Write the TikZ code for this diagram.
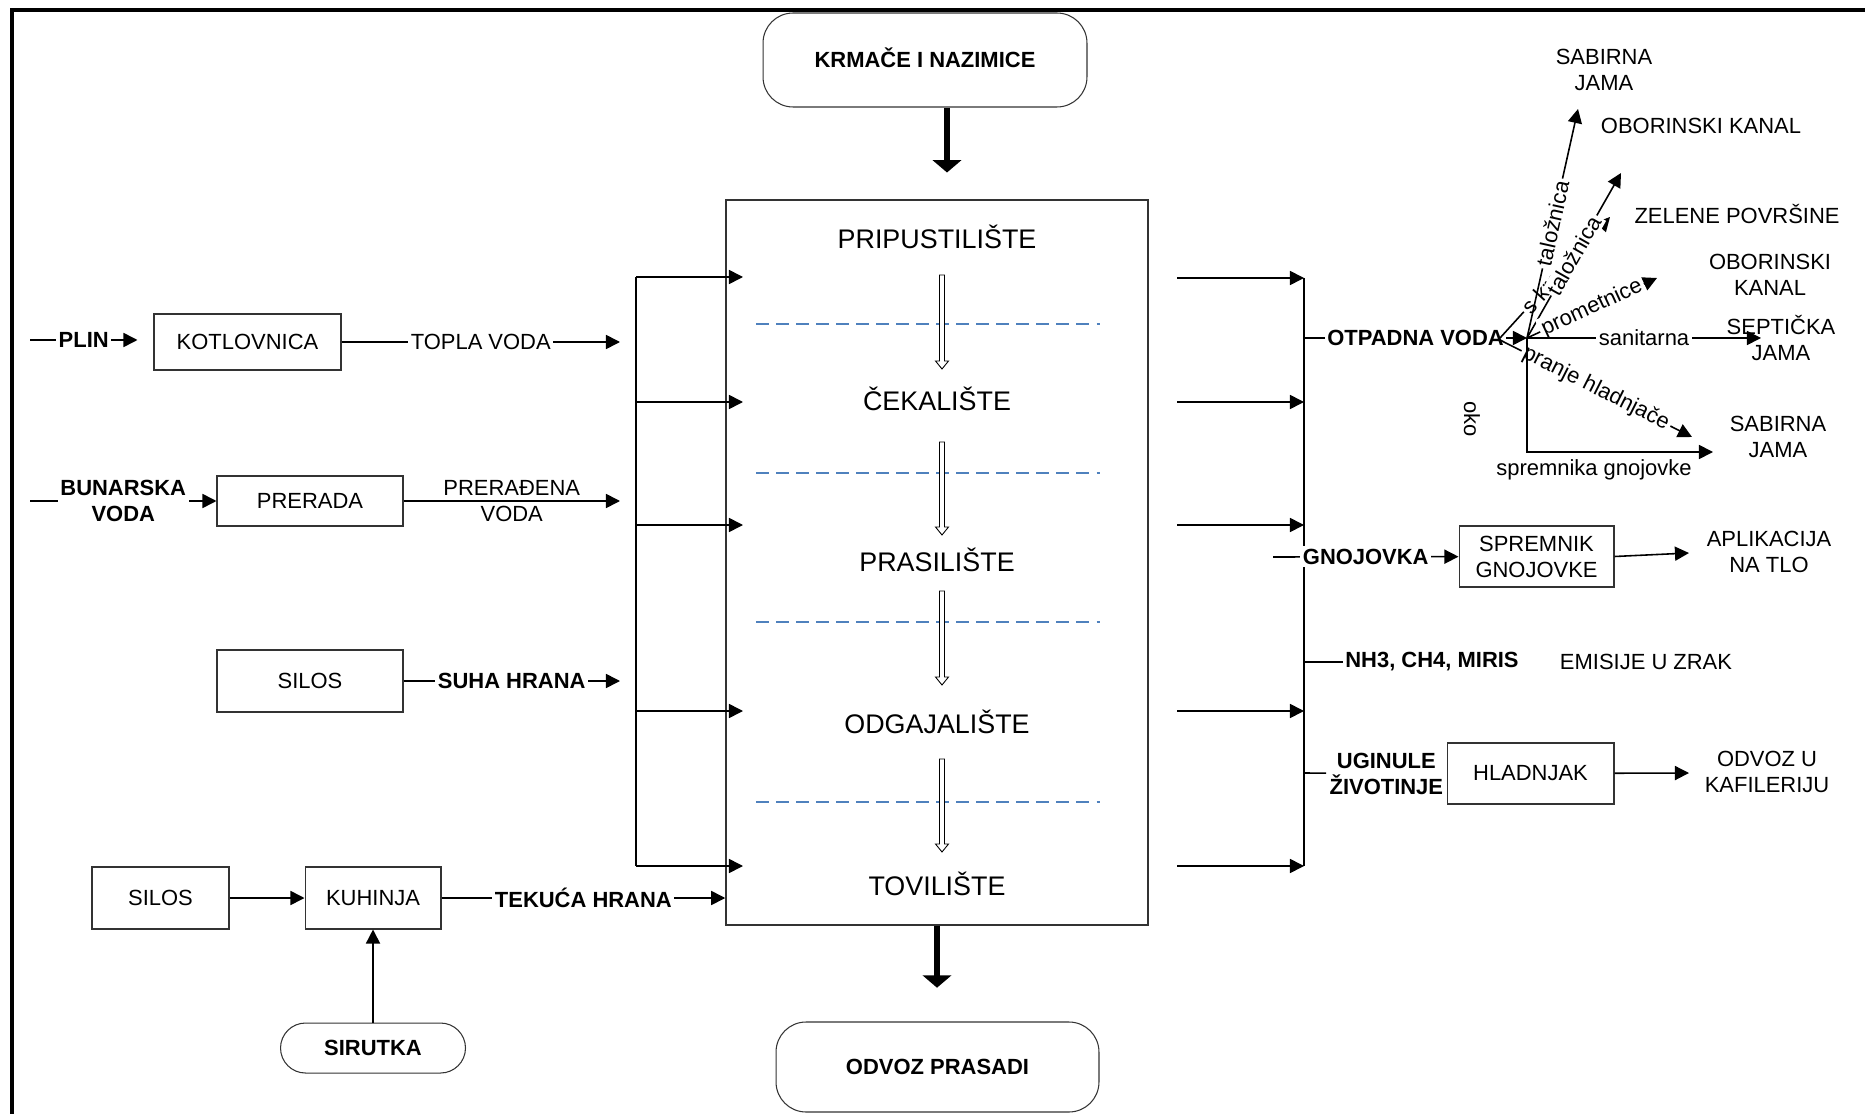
\documentclass[tikz,border=0pt]{standalone}
\usepackage{fontspec}
\setmainfont{Liberation Sans}
\usetikzlibrary{arrows.meta,positioning}
\definecolor{sepblue}{HTML}{4F81BD}
\tikzstyle{box} = [rectangle, draw=black!80, line width=0.6pt, align=center, inner sep=0pt]
\tikzstyle{term} = [rectangle, draw=black!80, line width=0.6pt, rounded corners=0.6cm,
    font=\bfseries, inner sep=0pt, text height=0.716em, text depth=0pt]
\tikzstyle{lbl} = [fill=white, inner sep=1.5pt, align=center]
\tikzstyle{blbl} = [lbl, font=\bfseries]
\tikzstyle{dest} = [align=center, inner sep=1pt]
\tikzstyle{stage} = [font=\fontsize{15.3pt}{18pt}\selectfont, text height=0.716em, text depth=0pt]
\tikzstyle{sep} = [draw=sepblue, line width=0.8pt, dash pattern=on 7.4pt off 4pt]
\tikzstyle{fat} = [line width=3.4pt, -{Triangle[length=7pt,width=16pt]}]
\tikzstyle{hollow} = [draw, fill=white, line width=0.5pt]

\begin{document}
\fontsize{12.5pt}{14.8pt}\selectfont
\begin{tikzpicture}[x=0.02cm, y=-0.02cm, line width=0.9pt,
                    >={Triangle[length=8pt,width=8pt]}, node distance=1.5cm]
  \useasboundingbox (0,0) rectangle (1865,1114);
  \draw[line width=1.8pt] (12,1130) -- (12,10) -- (1880,10);

  % farma
  \node[box, line width=0.9pt, minimum width=8.44cm, minimum height=14.5cm] (farma) at (937,562.5) {};
  \node[term, minimum width=6.48cm, minimum height=1.88cm] (krmace) at (925,60) {KRMAČE I NAZIMICE};
  \node[term, minimum width=6.46cm, minimum height=1.8cm] (odvoz) at (937.5,1067) {ODVOZ PRASADI};
  \node[stage] (s1) at (937,241) {PRIPUSTILIŠTE};
  \node[stage] (s2) at (937,403) {ČEKALIŠTE};
  \node[stage] (s3) at (937,564) {PRASILIŠTE};
  \node[stage] (s4) at (937,726) {ODGAJALIŠTE};
  \node[stage] (s5) at (937,888) {TOVILIŠTE};

  \foreach \y in {324,473,622,802}
    \draw[sep] (756,\y) -- (1100,\y);
  \foreach \a/\b in {275/369,442/535,591/685,759/852}
    \draw[hollow] (939.5,\a) -- (944.5,\a) -- (944.5,\b-8) -- (948.5,\b-8)
      -- (942,\b) -- (935.5,\b-8) -- (939.5,\b-8) -- cycle;

  \draw[fat] ([xshift=0.44cm]krmace.south) -- ++(0,65);
  \draw[fat] (farma.south) -- ++(0,62);

  % ulazi
  \node[box, minimum width=3.74cm, minimum height=1.12cm] (kotl) at (247.5,342) {KOTLOVNICA};
  \node[box, minimum width=3.72cm, minimum height=1.0cm] (prerada) at (310,501) {PRERADA};
  \node[box, minimum width=3.72cm, minimum height=1.24cm] (silos) at (310,681) {SILOS};
  \node[box, minimum width=2.74cm, minimum height=1.24cm] (silos2) at (160.5,898) {SILOS};
  \node[box, minimum width=2.72cm, minimum height=1.24cm] (kuhinja) [right=of silos2] {KUHINJA};
  \node[term, rounded corners=0.5cm, minimum width=3.7cm, minimum height=1.0cm] (sirutka)
    [below=1.86cm of kuhinja] {SIRUTKA};

  \coordinate (plin) at (30,340);
  \coordinate (bunar) at (30,501);
  \coordinate (u1) at (620,342);
  \coordinate (u2) at (620,501);
  \coordinate (u3) at (620,681);

  \draw[->] (plin) -- node[blbl] {PLIN} ([xshift=-0.32cm,yshift=0.04cm]kotl.west);
  \draw[->] (kotl) -- node[lbl] {TOPLA VODA} (u1);
  \draw[->] (bunar) -- node[blbl] {BUNARSKA\\VODA} (prerada);
  \draw[->] (prerada) -- node[align=center] {PRERAĐENA\\VODA} (u2);
  \draw[->] (silos) -- node[blbl] {SUHA HRANA} (u3);
  \draw[->] (silos2) -- (kuhinja);
  \draw[->] (sirutka) -- (kuhinja);
  \draw[->] (kuhinja) -- node[blbl] {TEKUĆA HRANA} (kuhinja -| farma.west);

  \draw (636,277) -- (636,866);
  \foreach \y in {277,402,525,711,866}
    \draw[->] (636,\y) -- (743,\y);

  % izlazi
  \draw (1304,278) -- (1304,866);
  \foreach \y in {278,402,525,711,866}
    \draw[->] (1177,\y) -- (1304,\y);

  \node[box, minimum width=3.1cm, minimum height=1.22cm] (spremnik) at (1536.5,556.5) {SPREMNIK\\GNOJOVKE};
  \node[box, minimum width=3.34cm, minimum height=1.22cm] (hladnjak) at (1530.5,773.5) {HLADNJAK};
  \node[dest] (apl) at (1769,552) {APLIKACIJA\\NA TLO};
  \node[dest] (kaf) at (1767,772) {ODVOZ U\\KAFILERIJU};
  \node[dest, font=\bfseries] (plinovi) at (1432,662) {NH3, CH4, MIRIS};
  \node[dest] (zrak) at (1646,662) {EMISIJE U ZRAK};
  \node[blbl, left=0pt of hladnjak] (uginule) {UGINULE\\ŽIVOTINJE};

  \draw[->] (1273,557) -- node[blbl] {GNOJOVKA} (spremnik);
  \draw[->] (spremnik.east) -- (1689,553);
  \draw (1304,662) -- (plinovi);
  \draw (1304,773) -- (uginule);
  \draw[->] (hladnjak) -- (1689,773);

  % otpadna voda
  \coordinate (hub) at (1527,338);
  \node[dest] (sab1) at (1604,70) {SABIRNA\\JAMA};
  \node[dest] (obk1) at (1701,126) {OBORINSKI KANAL};
  \node[dest] (zel) at (1737,214) {ZELENE POVRŠINE};
  \node[dest] (obk2) at (1770,275) {OBORINSKI\\KANAL};
  \node[dest] (sept) at (1781,338) {SEPTIČKA\\JAMA};
  \node[dest] (sab2) at (1778,437) {SABIRNA\\JAMA};

  \draw[->] (1304,338) -- node[blbl] {OTPADNA VODA} (hub);
  \draw[->] (1500,338) -- node[lbl, sloped, pos=0.45] {s krova} (1610,217);
  \draw[->] (1500,340) -- node[lbl, sloped] {pranje hladnjače} (1692,437);
  \draw[->] (hub) -- node[lbl, sloped] {taložnica} (1578,109);
  \draw[->] (hub) -- node[lbl, sloped] {taložnica} (1621,173);
  \draw[->] (hub) -- node[lbl, sloped] {prometnice} (1657,278);
  \draw[->] (hub) -- node[lbl] {sanitarna} (1761,338);
  \draw[->] (hub) -- (1527,452) -- (1713,452);
  \node[rotate=-90] (oko) at (1472,419) {oko};
  \node (gnoj) at (1594,470) {spremnika gnojovke};
\end{tikzpicture}
\end{document}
::::
▸ **Description of the task**: Go through the listing above and write it all out exactly, leaving out any picture.

▸ **Solution for this exercise**:
Write the TikZ code for this diagram.
\documentclass[tikz,border=0pt]{standalone}
\usepackage{fontspec}
\setmainfont{Liberation Sans}
\usetikzlibrary{arrows.meta,positioning}
\definecolor{sepblue}{HTML}{4F81BD}
\tikzstyle{box} = [rectangle, draw=black!80, line width=0.6pt, align=center, inner sep=0pt]
\tikzstyle{term} = [rectangle, draw=black!80, line width=0.6pt, rounded corners=0.6cm,
    font=\bfseries, inner sep=0pt, text height=0.716em, text depth=0pt]
\tikzstyle{lbl} = [fill=white, inner sep=1.5pt, align=center]
\tikzstyle{blbl} = [lbl, font=\bfseries]
\tikzstyle{dest} = [align=center, inner sep=1pt]
\tikzstyle{stage} = [font=\fontsize{15.3pt}{18pt}\selectfont, text height=0.716em, text depth=0pt]
\tikzstyle{sep} = [draw=sepblue, line width=0.8pt, dash pattern=on 7.4pt off 4pt]
\tikzstyle{fat} = [line width=3.4pt, -{Triangle[length=7pt,width=16pt]}]
\tikzstyle{hollow} = [draw, fill=white, line width=0.5pt]

\begin{document}
\fontsize{12.5pt}{14.8pt}\selectfont
\begin{tikzpicture}[x=0.02cm, y=-0.02cm, line width=0.9pt,
                    >={Triangle[length=8pt,width=8pt]}, node distance=1.5cm]
  \useasboundingbox (0,0) rectangle (1865,1114);
  \draw[line width=1.8pt] (12,1130) -- (12,10) -- (1880,10);

  % farma
  \node[box, line width=0.9pt, minimum width=8.44cm, minimum height=14.5cm] (farma) at (937,562.5) {};
  \node[term, minimum width=6.48cm, minimum height=1.88cm] (krmace) at (925,60) {KRMAČE I NAZIMICE};
  \node[term, minimum width=6.46cm, minimum height=1.8cm] (odvoz) at (937.5,1067) {ODVOZ PRASADI};
  \node[stage] (s1) at (937,241) {PRIPUSTILIŠTE};
  \node[stage] (s2) at (937,403) {ČEKALIŠTE};
  \node[stage] (s3) at (937,564) {PRASILIŠTE};
  \node[stage] (s4) at (937,726) {ODGAJALIŠTE};
  \node[stage] (s5) at (937,888) {TOVILIŠTE};

  \foreach \y in {324,473,622,802}
    \draw[sep] (756,\y) -- (1100,\y);
  \foreach \a/\b in {275/369,442/535,591/685,759/852}
    \draw[hollow] (939.5,\a) -- (944.5,\a) -- (944.5,\b-8) -- (948.5,\b-8)
      -- (942,\b) -- (935.5,\b-8) -- (939.5,\b-8) -- cycle;

  \draw[fat] ([xshift=0.44cm]krmace.south) -- ++(0,65);
  \draw[fat] (farma.south) -- ++(0,62);

  % ulazi
  \node[box, minimum width=3.74cm, minimum height=1.12cm] (kotl) at (247.5,342) {KOTLOVNICA};
  \node[box, minimum width=3.72cm, minimum height=1.0cm] (prerada) at (310,501) {PRERADA};
  \node[box, minimum width=3.72cm, minimum height=1.24cm] (silos) at (310,681) {SILOS};
  \node[box, minimum width=2.74cm, minimum height=1.24cm] (silos2) at (160.5,898) {SILOS};
  \node[box, minimum width=2.72cm, minimum height=1.24cm] (kuhinja) [right=of silos2] {KUHINJA};
  \node[term, rounded corners=0.5cm, minimum width=3.7cm, minimum height=1.0cm] (sirutka)
    [below=1.86cm of kuhinja] {SIRUTKA};

  \coordinate (plin) at (30,340);
  \coordinate (bunar) at (30,501);
  \coordinate (u1) at (620,342);
  \coordinate (u2) at (620,501);
  \coordinate (u3) at (620,681);

  \draw[->] (plin) -- node[blbl] {PLIN} ([xshift=-0.32cm,yshift=0.04cm]kotl.west);
  \draw[->] (kotl) -- node[lbl] {TOPLA VODA} (u1);
  \draw[->] (bunar) -- node[blbl] {BUNARSKA\\VODA} (prerada);
  \draw[->] (prerada) -- node[align=center] {PRERAĐENA\\VODA} (u2);
  \draw[->] (silos) -- node[blbl] {SUHA HRANA} (u3);
  \draw[->] (silos2) -- (kuhinja);
  \draw[->] (sirutka) -- (kuhinja);
  \draw[->] (kuhinja) -- node[blbl] {TEKUĆA HRANA} (kuhinja -| farma.west);

  \draw (636,277) -- (636,866);
  \foreach \y in {277,402,525,711,866}
    \draw[->] (636,\y) -- (743,\y);

  % izlazi
  \draw (1304,278) -- (1304,866);
  \foreach \y in {278,402,525,711,866}
    \draw[->] (1177,\y) -- (1304,\y);

  \node[box, minimum width=3.1cm, minimum height=1.22cm] (spremnik) at (1536.5,556.5) {SPREMNIK\\GNOJOVKE};
  \node[box, minimum width=3.34cm, minimum height=1.22cm] (hladnjak) at (1530.5,773.5) {HLADNJAK};
  \node[dest] (apl) at (1769,552) {APLIKACIJA\\NA TLO};
  \node[dest] (kaf) at (1767,772) {ODVOZ U\\KAFILERIJU};
  \node[dest, font=\bfseries] (plinovi) at (1432,662) {NH3, CH4, MIRIS};
  \node[dest] (zrak) at (1646,662) {EMISIJE U ZRAK};
  \node[blbl, left=0pt of hladnjak] (uginule) {UGINULE\\ŽIVOTINJE};

  \draw[->] (1273,557) -- node[blbl] {GNOJOVKA} (spremnik);
  \draw[->] (spremnik.east) -- (1689,553);
  \draw (1304,662) -- (plinovi);
  \draw (1304,773) -- (uginule);
  \draw[->] (hladnjak) -- (1689,773);

  % otpadna voda
  \coordinate (hub) at (1527,338);
  \node[dest] (sab1) at (1604,70) {SABIRNA\\JAMA};
  \node[dest] (obk1) at (1701,126) {OBORINSKI KANAL};
  \node[dest] (zel) at (1737,214) {ZELENE POVRŠINE};
  \node[dest] (obk2) at (1770,275) {OBORINSKI\\KANAL};
  \node[dest] (sept) at (1781,338) {SEPTIČKA\\JAMA};
  \node[dest] (sab2) at (1778,437) {SABIRNA\\JAMA};

  \draw[->] (1304,338) -- node[blbl] {OTPADNA VODA} (hub);
  \draw[->] (1500,338) -- node[lbl, sloped, pos=0.45] {s krova} (1610,217);
  \draw[->] (1500,340) -- node[lbl, sloped] {pranje hladnjače} (1692,437);
  \draw[->] (hub) -- node[lbl, sloped] {taložnica} (1578,109);
  \draw[->] (hub) -- node[lbl, sloped] {taložnica} (1621,173);
  \draw[->] (hub) -- node[lbl, sloped] {prometnice} (1657,278);
  \draw[->] (hub) -- node[lbl] {sanitarna} (1761,338);
  \draw[->] (hub) -- (1527,452) -- (1713,452);
  \node[rotate=-90] (oko) at (1472,419) {oko};
  \node (gnoj) at (1594,470) {spremnika gnojovke};
\end{tikzpicture}
\end{document}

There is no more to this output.